Wednesday, February 25, 2015

Did geography and climate affect the development of slavery in the European colonies in North America? If so, how?

Yes, climate and geography affected the development of slavery in the European colonies of North America, although not by design. The original impetus for European exploration and colonization had been, according to King Henry 'the Navigator' of Portugal, to find new trade routes and supplies of gold required to pay his troops to prevent further encroachments by the slave trading Ottoman Empire on his people and land. The success of the Portuguese had encouraged the Spanish to follow suit.

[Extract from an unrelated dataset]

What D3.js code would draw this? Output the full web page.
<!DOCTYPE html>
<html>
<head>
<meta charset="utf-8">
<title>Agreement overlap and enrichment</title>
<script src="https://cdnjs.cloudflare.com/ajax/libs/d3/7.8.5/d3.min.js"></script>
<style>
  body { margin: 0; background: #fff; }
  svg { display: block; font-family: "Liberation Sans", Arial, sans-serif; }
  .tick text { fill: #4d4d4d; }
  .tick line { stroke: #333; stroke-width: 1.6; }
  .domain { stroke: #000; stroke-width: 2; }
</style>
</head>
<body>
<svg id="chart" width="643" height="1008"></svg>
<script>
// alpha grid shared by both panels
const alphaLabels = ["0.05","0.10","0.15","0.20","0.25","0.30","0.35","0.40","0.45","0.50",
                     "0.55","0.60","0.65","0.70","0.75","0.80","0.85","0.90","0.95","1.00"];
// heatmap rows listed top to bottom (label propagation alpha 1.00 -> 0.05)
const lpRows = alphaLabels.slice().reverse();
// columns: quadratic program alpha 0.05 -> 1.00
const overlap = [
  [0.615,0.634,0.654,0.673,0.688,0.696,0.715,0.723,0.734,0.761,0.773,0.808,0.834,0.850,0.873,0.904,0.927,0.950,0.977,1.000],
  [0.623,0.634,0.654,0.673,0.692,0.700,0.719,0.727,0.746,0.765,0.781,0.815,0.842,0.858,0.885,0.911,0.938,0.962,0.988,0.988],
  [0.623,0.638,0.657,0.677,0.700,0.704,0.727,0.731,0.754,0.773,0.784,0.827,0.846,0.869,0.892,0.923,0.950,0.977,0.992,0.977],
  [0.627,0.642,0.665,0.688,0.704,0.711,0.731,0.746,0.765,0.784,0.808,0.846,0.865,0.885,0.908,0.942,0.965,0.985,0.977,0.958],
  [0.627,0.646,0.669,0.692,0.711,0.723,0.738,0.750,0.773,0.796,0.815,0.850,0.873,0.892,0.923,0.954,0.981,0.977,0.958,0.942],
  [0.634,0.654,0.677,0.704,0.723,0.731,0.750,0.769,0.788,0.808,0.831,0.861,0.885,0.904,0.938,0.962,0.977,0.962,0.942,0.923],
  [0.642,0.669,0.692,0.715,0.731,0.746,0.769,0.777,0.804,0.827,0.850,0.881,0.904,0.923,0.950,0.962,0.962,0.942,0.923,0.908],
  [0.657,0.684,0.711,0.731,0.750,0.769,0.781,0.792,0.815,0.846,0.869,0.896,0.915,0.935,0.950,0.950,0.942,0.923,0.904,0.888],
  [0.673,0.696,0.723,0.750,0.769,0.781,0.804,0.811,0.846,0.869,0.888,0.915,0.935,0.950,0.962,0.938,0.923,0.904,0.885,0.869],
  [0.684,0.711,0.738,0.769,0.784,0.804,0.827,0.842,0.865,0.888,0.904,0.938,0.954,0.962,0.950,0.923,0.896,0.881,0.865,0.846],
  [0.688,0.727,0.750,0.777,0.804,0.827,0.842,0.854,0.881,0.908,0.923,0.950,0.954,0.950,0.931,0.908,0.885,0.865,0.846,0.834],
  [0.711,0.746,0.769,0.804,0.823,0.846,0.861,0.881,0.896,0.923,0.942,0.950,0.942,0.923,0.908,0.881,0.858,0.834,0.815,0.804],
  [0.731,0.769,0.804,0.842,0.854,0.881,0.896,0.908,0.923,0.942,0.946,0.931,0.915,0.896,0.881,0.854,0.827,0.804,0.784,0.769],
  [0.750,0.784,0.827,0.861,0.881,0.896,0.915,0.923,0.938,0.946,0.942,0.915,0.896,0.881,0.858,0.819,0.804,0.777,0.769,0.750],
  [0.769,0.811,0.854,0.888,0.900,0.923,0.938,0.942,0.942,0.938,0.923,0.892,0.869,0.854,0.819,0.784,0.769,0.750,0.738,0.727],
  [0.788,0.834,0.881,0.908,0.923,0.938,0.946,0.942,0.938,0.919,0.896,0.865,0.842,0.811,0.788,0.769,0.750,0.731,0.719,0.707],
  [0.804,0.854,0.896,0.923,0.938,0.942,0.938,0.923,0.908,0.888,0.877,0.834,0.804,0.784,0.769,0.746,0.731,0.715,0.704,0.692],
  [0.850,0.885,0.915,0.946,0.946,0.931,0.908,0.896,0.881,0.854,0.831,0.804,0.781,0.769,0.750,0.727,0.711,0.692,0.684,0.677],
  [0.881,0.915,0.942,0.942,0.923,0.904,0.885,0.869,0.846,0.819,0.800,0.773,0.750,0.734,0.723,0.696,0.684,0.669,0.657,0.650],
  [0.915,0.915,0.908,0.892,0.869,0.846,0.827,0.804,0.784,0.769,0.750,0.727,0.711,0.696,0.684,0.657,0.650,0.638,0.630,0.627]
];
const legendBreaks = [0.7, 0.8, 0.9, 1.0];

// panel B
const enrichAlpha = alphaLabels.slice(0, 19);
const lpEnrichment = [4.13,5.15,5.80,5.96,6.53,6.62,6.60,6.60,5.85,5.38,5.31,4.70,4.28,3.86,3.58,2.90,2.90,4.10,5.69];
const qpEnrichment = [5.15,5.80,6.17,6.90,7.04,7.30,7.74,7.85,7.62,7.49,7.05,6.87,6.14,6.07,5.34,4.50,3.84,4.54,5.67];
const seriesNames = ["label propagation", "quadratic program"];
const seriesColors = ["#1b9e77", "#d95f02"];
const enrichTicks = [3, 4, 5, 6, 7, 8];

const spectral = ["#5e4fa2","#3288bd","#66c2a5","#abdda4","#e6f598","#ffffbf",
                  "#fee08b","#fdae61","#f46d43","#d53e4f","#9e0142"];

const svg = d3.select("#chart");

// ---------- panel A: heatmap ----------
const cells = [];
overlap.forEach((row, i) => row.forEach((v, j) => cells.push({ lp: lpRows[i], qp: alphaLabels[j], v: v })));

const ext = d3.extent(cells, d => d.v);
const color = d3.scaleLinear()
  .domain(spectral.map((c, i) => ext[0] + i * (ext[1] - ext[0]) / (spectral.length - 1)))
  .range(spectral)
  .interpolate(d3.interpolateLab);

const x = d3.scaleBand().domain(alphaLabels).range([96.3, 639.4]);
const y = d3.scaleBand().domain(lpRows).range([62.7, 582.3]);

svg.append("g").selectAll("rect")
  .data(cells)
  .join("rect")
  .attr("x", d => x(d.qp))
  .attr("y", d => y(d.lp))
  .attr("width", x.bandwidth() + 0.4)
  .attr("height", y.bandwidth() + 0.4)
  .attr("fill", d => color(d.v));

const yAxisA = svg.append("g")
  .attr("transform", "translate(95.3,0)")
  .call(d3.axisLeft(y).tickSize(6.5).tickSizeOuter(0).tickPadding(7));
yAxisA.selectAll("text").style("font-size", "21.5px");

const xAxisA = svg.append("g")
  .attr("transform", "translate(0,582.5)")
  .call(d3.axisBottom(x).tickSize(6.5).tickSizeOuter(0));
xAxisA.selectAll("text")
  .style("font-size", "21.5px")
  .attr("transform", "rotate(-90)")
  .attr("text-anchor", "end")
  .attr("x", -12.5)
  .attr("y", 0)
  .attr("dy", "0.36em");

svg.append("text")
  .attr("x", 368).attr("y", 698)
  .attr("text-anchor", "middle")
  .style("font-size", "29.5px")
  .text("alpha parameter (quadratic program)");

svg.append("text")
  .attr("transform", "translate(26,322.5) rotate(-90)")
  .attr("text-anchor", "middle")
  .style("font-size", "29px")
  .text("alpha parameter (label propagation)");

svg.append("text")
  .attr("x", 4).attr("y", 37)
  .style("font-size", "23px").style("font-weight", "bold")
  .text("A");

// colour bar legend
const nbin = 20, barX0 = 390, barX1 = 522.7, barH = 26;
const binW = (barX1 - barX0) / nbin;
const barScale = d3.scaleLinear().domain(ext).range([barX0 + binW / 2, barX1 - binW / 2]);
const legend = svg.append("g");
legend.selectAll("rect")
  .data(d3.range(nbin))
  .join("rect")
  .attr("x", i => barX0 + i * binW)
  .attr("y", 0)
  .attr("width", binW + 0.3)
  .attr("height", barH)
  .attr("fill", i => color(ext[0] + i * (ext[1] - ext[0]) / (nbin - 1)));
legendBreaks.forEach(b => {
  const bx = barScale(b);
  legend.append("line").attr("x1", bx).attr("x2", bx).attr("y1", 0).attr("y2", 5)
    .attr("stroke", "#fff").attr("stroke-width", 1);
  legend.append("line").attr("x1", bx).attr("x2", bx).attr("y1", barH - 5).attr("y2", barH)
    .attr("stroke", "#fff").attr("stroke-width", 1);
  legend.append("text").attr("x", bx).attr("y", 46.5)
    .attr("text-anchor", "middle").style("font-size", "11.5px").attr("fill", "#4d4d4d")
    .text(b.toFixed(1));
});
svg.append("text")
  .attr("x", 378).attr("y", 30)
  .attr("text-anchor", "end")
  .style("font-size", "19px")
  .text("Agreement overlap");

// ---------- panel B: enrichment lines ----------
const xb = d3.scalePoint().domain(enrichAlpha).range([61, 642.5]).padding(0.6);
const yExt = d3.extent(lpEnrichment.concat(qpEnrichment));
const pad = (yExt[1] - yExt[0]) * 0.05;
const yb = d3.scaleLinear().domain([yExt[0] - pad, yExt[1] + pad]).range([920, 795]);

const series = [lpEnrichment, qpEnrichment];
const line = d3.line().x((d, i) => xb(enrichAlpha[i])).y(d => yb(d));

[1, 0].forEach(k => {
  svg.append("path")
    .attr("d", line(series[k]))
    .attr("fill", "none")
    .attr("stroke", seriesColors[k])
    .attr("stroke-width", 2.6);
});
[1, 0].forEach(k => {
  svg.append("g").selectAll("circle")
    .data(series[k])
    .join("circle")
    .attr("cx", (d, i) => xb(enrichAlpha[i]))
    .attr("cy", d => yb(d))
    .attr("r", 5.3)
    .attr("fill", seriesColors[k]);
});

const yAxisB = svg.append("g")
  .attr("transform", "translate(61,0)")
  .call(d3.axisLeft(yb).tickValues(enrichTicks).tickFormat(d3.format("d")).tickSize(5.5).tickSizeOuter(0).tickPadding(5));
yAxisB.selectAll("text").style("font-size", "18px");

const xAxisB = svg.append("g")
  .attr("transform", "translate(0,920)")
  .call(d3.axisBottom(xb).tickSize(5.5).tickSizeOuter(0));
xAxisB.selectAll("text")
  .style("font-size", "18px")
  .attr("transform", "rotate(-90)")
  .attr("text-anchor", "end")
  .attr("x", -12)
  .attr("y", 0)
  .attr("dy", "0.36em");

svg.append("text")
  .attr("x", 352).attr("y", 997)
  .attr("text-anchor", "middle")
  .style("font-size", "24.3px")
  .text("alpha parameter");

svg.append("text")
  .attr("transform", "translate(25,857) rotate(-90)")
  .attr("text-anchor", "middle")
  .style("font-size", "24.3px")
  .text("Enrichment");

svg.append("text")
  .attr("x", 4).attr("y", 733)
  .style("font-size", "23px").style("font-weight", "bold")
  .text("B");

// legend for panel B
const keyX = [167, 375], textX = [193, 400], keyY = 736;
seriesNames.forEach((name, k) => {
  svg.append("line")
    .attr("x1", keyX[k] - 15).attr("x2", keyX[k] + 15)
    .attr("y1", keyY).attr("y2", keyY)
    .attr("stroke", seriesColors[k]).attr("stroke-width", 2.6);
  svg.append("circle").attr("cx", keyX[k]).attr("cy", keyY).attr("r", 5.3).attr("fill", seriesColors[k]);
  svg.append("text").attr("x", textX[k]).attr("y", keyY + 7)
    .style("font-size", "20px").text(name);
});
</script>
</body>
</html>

The success of these Iberian efforts posed a threat to Protestant England. Philip V of Spain had already launched a massive naval Armada against England with the intention of deposing Queen Elizabeth I and restoring Catholic rule. Her successor, King James I, supported his own colonization efforts in America to help maintain English independence. The problem was the Virginia colony was a money pit and a death trap until John Rolfe (the English husband of Powhattan Princess Pocahontas) pioneered a new mild hybrid tobacco that flourished in the semi-tropical climate and appealed to European consumers.
This cash crop saved the English colony and launched an economic boom. Unfortunately planting, harvesting, drying, and packing was very labor intensive and the white indentured servants sent from England had a short life span in the semi-tropical south with its malaria-bearing mosquitoes. A recently captured Portuguese ship had disappointed its English captors by having no gold or silver on board. It was taken to Jamestown and its unfortunate cargo of Africans was sold as indentured servants to the Jamestown colonists who were in dire need of field hands. Thus began African indentured servitude in North America (slavery wasn't implemented until much later in the 17th c.).
Because the West African unfortunates hailed from a semi-tropical climate, they were disease resistant to malaria and other maladies that laid Europeans low in the south. This increased their value as laborers above European laborers and began the demand for more African laborers to work the tobacco fields. By the time slavery was finally legalized in the Virginia colony, Africans were deemed indispensable.
In the New England colonies, the soil was rocky and agriculture was not nearly so advantageous. Raising cattle, forestry, fishing, ship building and other industries occupied the settlers and there was little demand for field labor. Accordingly, slavery became further and further associated with the agricultural south where tobacco, rice, indigo, and cotton cultivation all required a large manual labor force in the field that could resist tropical diseases.